— Start —
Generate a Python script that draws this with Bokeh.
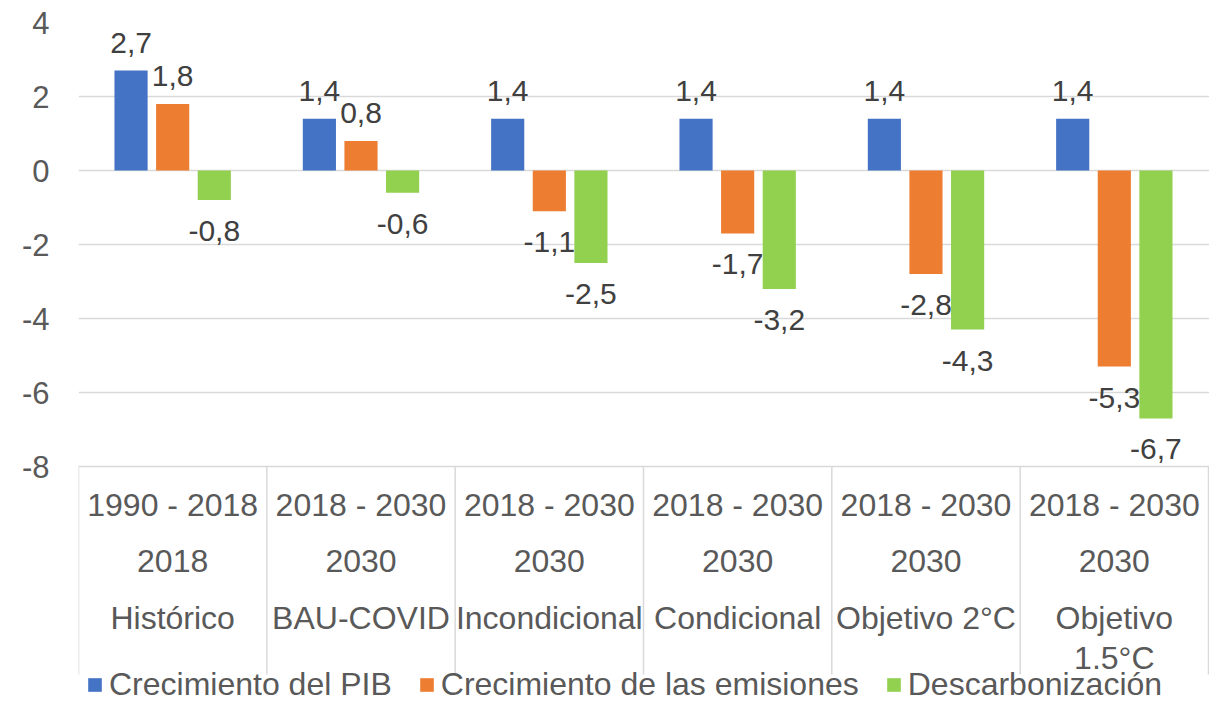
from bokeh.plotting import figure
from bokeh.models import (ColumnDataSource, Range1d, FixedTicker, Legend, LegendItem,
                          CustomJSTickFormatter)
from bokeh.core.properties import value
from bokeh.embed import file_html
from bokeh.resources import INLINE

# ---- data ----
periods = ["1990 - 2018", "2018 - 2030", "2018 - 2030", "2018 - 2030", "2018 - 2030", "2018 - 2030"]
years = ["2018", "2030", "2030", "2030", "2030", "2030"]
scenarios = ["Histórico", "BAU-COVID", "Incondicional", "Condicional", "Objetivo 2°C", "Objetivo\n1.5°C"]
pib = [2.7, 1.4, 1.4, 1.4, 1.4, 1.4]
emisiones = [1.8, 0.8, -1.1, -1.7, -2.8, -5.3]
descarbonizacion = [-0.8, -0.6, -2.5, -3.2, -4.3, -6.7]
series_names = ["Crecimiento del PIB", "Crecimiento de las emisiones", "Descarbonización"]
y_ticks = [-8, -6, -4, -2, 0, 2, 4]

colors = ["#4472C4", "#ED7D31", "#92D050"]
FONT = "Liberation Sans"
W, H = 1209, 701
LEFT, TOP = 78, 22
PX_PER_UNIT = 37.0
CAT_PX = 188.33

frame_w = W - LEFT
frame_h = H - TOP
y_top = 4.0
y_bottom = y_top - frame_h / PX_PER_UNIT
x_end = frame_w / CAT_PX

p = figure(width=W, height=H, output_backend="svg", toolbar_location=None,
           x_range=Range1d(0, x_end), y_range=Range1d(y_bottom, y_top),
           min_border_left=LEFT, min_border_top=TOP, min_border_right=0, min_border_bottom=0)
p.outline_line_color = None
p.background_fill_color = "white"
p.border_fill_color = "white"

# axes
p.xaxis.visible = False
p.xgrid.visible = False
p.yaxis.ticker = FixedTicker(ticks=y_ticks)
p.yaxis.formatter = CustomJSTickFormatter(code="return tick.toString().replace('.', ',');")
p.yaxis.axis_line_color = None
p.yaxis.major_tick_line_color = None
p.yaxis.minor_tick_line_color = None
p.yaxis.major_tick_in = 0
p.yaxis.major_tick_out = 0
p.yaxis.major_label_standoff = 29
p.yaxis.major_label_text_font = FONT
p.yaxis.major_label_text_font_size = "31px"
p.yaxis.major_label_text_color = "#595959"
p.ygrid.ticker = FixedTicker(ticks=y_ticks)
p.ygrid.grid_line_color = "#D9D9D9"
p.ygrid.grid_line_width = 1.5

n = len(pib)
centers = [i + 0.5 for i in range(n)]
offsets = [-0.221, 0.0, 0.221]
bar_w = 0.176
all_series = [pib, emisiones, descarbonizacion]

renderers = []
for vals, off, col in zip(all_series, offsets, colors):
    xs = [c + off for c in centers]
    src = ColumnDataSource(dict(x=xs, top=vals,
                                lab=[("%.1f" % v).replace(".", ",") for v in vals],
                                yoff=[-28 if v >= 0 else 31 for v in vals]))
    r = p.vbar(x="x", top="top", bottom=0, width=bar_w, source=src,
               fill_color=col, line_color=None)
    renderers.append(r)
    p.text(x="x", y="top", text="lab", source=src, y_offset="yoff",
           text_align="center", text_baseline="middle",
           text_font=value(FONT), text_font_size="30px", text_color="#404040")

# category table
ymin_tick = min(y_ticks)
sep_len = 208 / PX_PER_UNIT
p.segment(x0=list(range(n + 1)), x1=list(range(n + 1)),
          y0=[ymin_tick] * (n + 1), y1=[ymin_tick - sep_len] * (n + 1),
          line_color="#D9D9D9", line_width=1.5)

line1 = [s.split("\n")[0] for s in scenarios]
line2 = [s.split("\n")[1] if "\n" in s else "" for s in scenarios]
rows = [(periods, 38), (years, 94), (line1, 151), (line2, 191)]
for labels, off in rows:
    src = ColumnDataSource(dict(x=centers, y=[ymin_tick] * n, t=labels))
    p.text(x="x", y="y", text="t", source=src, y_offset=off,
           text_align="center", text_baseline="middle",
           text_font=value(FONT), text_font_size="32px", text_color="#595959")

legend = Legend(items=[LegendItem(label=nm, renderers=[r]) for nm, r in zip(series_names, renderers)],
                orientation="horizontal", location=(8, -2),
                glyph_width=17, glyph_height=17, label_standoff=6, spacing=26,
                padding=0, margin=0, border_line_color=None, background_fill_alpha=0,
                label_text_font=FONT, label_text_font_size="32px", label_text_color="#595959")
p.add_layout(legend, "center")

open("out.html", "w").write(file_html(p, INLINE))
— End —
§ Directions for this task: Pictures are excluded; extract exactly the lines from the start of the data through the line that holds "from bokeh.resources import INLINE", both ends included.

§ Solution:
Generate a Python script that draws this with Bokeh.
from bokeh.plotting import figure
from bokeh.models import (ColumnDataSource, Range1d, FixedTicker, Legend, LegendItem,
                          CustomJSTickFormatter)
from bokeh.core.properties import value
from bokeh.embed import file_html
from bokeh.resources import INLINE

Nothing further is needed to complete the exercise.